Prof. Sridharan in his presentation suggested four cluster variables to explain the nature of relationship pursued by parties with respect to migrant populations: the character of migrant population, the character of parties, the organisational capacity of these parties, and type of party competition among various parties for electoral gains.
Migrant populations, for example, if spatially, occupationally or ethnically clustered, are easier for parties to reach out to in seeking political support. On the other hand, the character of the party also becomes an important determinant of their propensity and willingness to reach out to migrant communities: clientelistic parties, for example, would be inclined to offering certain material and economic benefits in exchange for electoral support, while left-oriented parties may be sympathetic to marginalised migrant groups. While ethno-centralised parties may either reach out to or alienate certain ethnic migrant communities by virtue of their loyalties, catch-all parties, which carry no inherent affiliations, may mobilise migrant communities that form a substantial electorate. Similarly, the organisational capacity of parties – whether low (as in the case of charismatic leader-driven parties or clientelistic parties), medium or high (as in the case of cadre-based parties) prove an important determinant to electoral mobilisation. The patterns of party competition, whether bipolar, coalition-driven (as in the case of Kerala) or multipolar, also determine possibilities for drawing electoral support from migrants. As Prof. Kumar aptly described them, what Prof. Sridharan had succinctly indicated were political opportunity variables, and presented an interesting framework to gauge electoral opportunities within migrant populations in the country.
Prof. Sanjay Kumar, Director at the Centre for the Study of Developing Societies (CSDS), presented the key insights from his paper on ‘Migration and the Issue of Citizenship in India: Case study of Delhi’
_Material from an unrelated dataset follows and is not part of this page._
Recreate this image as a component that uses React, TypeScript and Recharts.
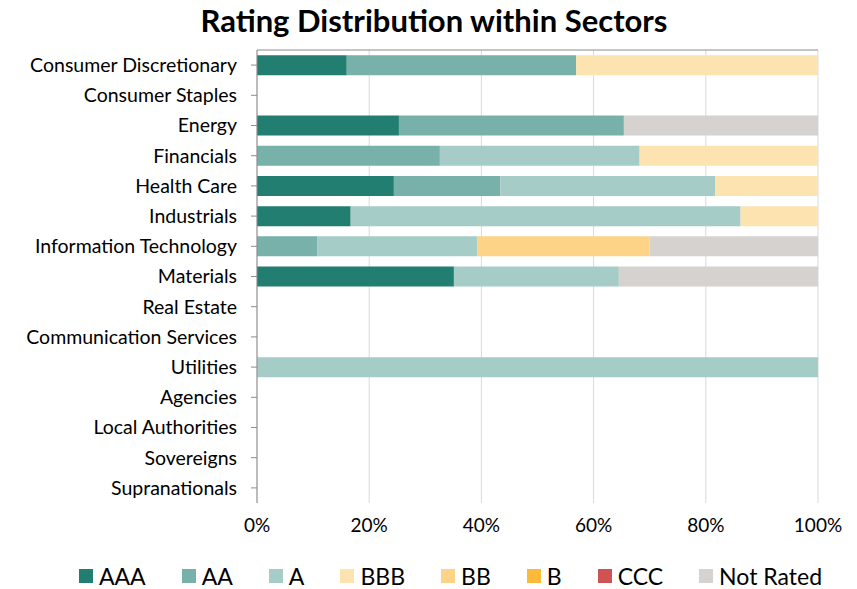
import { Bar, BarChart, CartesianGrid, XAxis, YAxis } from "recharts";

const sectors = [
  "Consumer Discretionary",
  "Consumer Staples",
  "Energy",
  "Financials",
  "Health Care",
  "Industrials",
  "Information Technology",
  "Materials",
  "Real Estate",
  "Communication Services",
  "Utilities",
  "Agencies",
  "Local Authorities",
  "Sovereigns",
  "Supranationals",
];

// percentage share of each rating per sector
const aaa = [16.0, 0, 25.3, 0, 24.4, 16.7, 0, 35.1, 0, 0, 0, 0, 0, 0, 0];
const aa = [40.9, 0, 40.1, 32.6, 19.0, 0, 10.8, 0, 0, 0, 0, 0, 0, 0, 0];
const a = [0, 0, 0, 35.6, 38.3, 69.5, 28.5, 29.4, 0, 0, 100, 0, 0, 0, 0];
const bbb = [43.1, 0, 0, 31.8, 18.3, 13.8, 0, 0, 0, 0, 0, 0, 0, 0, 0];
const bb = [0, 0, 0, 0, 0, 0, 30.7, 0, 0, 0, 0, 0, 0, 0, 0];
const b = [0, 0, 0, 0, 0, 0, 0, 0, 0, 0, 0, 0, 0, 0, 0];
const ccc = [0, 0, 0, 0, 0, 0, 0, 0, 0, 0, 0, 0, 0, 0, 0];
const notRated = [0, 0, 34.6, 0, 0, 0, 30.0, 35.5, 0, 0, 0, 0, 0, 0, 0];

const xTicks = [0, 20, 40, 60, 80, 100];

const series = [
  { key: "AAA", values: aaa, color: "#227E71" },
  { key: "AA", values: aa, color: "#78B1AA" },
  { key: "A", values: a, color: "#A5CCC7" },
  { key: "BBB", values: bbb, color: "#FDE3B0" },
  { key: "BB", values: bb, color: "#FDD487" },
  { key: "B", values: b, color: "#FDB93A" },
  { key: "CCC", values: ccc, color: "#D05353" },
  { key: "Not Rated", values: notRated, color: "#D6D2CF" },
];

const data = sectors.map((name, i) => {
  const row: Record<string, string | number> = { name };
  series.forEach((s) => {
    row[s.key] = s.values[i];
  });
  return row;
});

const FONT = "Lato, 'Open Sans', sans-serif";

export default function App() {
  return (
    <div
      style={{
        position: "absolute",
        left: 0,
        top: 0,
        width: 857,
        height: 589,
        background: "#fff",
        fontFamily: FONT,
      }}
    >
      <div
        style={{
          position: "absolute",
          top: 1,
          left: 0,
          width: 868,
          textAlign: "center",
          fontSize: 31,
          fontWeight: 700,
          color: "#000",
        }}
      >
        Rating Distribution within Sectors
      </div>
      <BarChart
        width={857}
        height={589}
        data={data}
        layout="vertical"
        margin={{ top: 44, right: 39, bottom: 56, left: 0 }}
        barCategoryGap="17%"
      >
        <CartesianGrid horizontal={false} stroke="#D9D9D9" />
        <XAxis
          xAxisId="top"
          orientation="top"
          type="number"
          domain={[0, 100]}
          ticks={xTicks}
          height={6}
          tickSize={6}
          stroke="#8C8C8C"
          tick={() => <g />}
        />
        <XAxis
          type="number"
          domain={[0, 100]}
          ticks={xTicks}
          height={30}
          axisLine={false}
          tickLine={false}
          tickMargin={10}
          tickFormatter={(v) => `${v}%`}
          tick={{ fill: "#000", fontSize: 19, fontFamily: FONT }}
        />
        <YAxis
          type="category"
          dataKey="name"
          width={257}
          tickSize={6}
          tickMargin={14}
          stroke="#8C8C8C"
          interval={0}
          tick={{ fill: "#000", fontSize: 19.5, fontFamily: FONT }}
        />
        {series.map((s) => (
          <Bar
            key={s.key}
            dataKey={s.key}
            stackId="r"
            fill={s.color}
            isAnimationActive={false}
          />
        ))}
      </BarChart>
      <div
        style={{
          position: "absolute",
          top: 562,
          left: 0,
          width: 857,
          display: "flex",
          justifyContent: "center",
          gap: 36,
          fontSize: 23,
          color: "#000",
          paddingLeft: 44,
          boxSizing: "border-box",
        }}
      >
        {series.map((s) => (
          <div key={s.key} style={{ display: "flex", alignItems: "center", gap: 6 }}>
            <span style={{ width: 14, height: 14, background: s.color, display: "inline-block" }} />
            <span>{s.key}</span>
          </div>
        ))}
      </div>
    </div>
  );
}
While voter turnout trends in India have time and again established that urban constituencies register as much as 7-8% lower turnout than rural constituencies, the turnout in big metros such as Mumbai, Delhi and Bengaluru registers even lower. This trend is usually conceived of as the result of “middle-class apathy” towards electoral politics. However, CSDS’ research on the 2013 Delhi Legislative Assembly Elections suggests that the low voter turnouts in the city are more attributable to low participation among the urban poor, and this urban poor can be seen to be mostly comprised of migrants. It was observed that constituencies with higher concentrations of migrants had lower turnout and vice versa. Further, turnout rates reported among Muslim voters were found to be alarmingly low, with only 50 per cent of migrant Muslims being registered as eligible voters.
While enrolment in electoral rolls remains a persistent problem in registering migrant communities as eligible voters, Prof. Sanjay Kumar also pointed out that even among enrolled voters, there are various reasons to explain why the urban migrant poor do not go out to vote during elections. The lack of identity proof, for one, continues to be a limitation that comes in the way of migrant communities being able to cast their votes. Occupational patterns, as Prof. Sanjay Kumar further pointed out, also prevented migrant workers from coming out to vote in large numbers: given that a sizable majority of migrant labourers in the city are daily wage or casual labourers, they fail to reserve the voting day as paid holiday and instead choose to go to work than forego their day’s wage to go and cast their votes. This study, therefore pointed out the various procedural inadequacies in garnering participation of migrant communities in electoral processes.
The third and final presentation of the session was of Rahul Verma, graduate student at the University of California, Berkeley. Presenting the key questions that emerged from his paper on ‘The Significant Other: The Place of Migrants in Internal Politics’, Mr. Verma’s presentation addressed two issues broadly: the politics of migration at source, and the politics of migration at destination. Relevant questions to probe of migrants with respect to their ‘source’ i.e. their place of origin, were such: enrolment rates of migrants at their source location and the percentage of migrants who return to their source locations during voting season to cast their votes, whether people who participate in voting overwhelmingly belong to certain communities, and the role of family and “political socialisation” in guiding voting choices.
With respect to the politics of migration at destination, the role of identity politics in influencing electoral choices – do Bihari migrants think as Biharis in Delhi? – was identified as a key question to probe.
The session culminated with a final question-and-answer session among the speakers and conference participants. Women’s voting power emerged as a pertinent question raised by a participant: on whether voting choices of women were independent and informed, Prof. Sanjay Kumar quoted statistics from CSDS data to demonstrate that almost every state in the country has been witnessing increasing voter turnout among women, and among these states, about ten states registered higher turnout among women voters than men. The reservation for women in political office in Panchayati Raj Institutions, for one, was identified as a landmark moment in the state’s effort to encourage greater political participation among women citizens. According to Prof. Sanjay Kumar, there was reason to believe, from voter surveys, that even independent voting decision-making among women had been rising in the past ten years. Other procedural lapses in the electoral process such as the politics of land occupation and the state’s recognition (or refusal to recognise) slum settlements of migrant communities in Indian cities also emerged as imperative questions to probe in research on political participation and migrant citizens.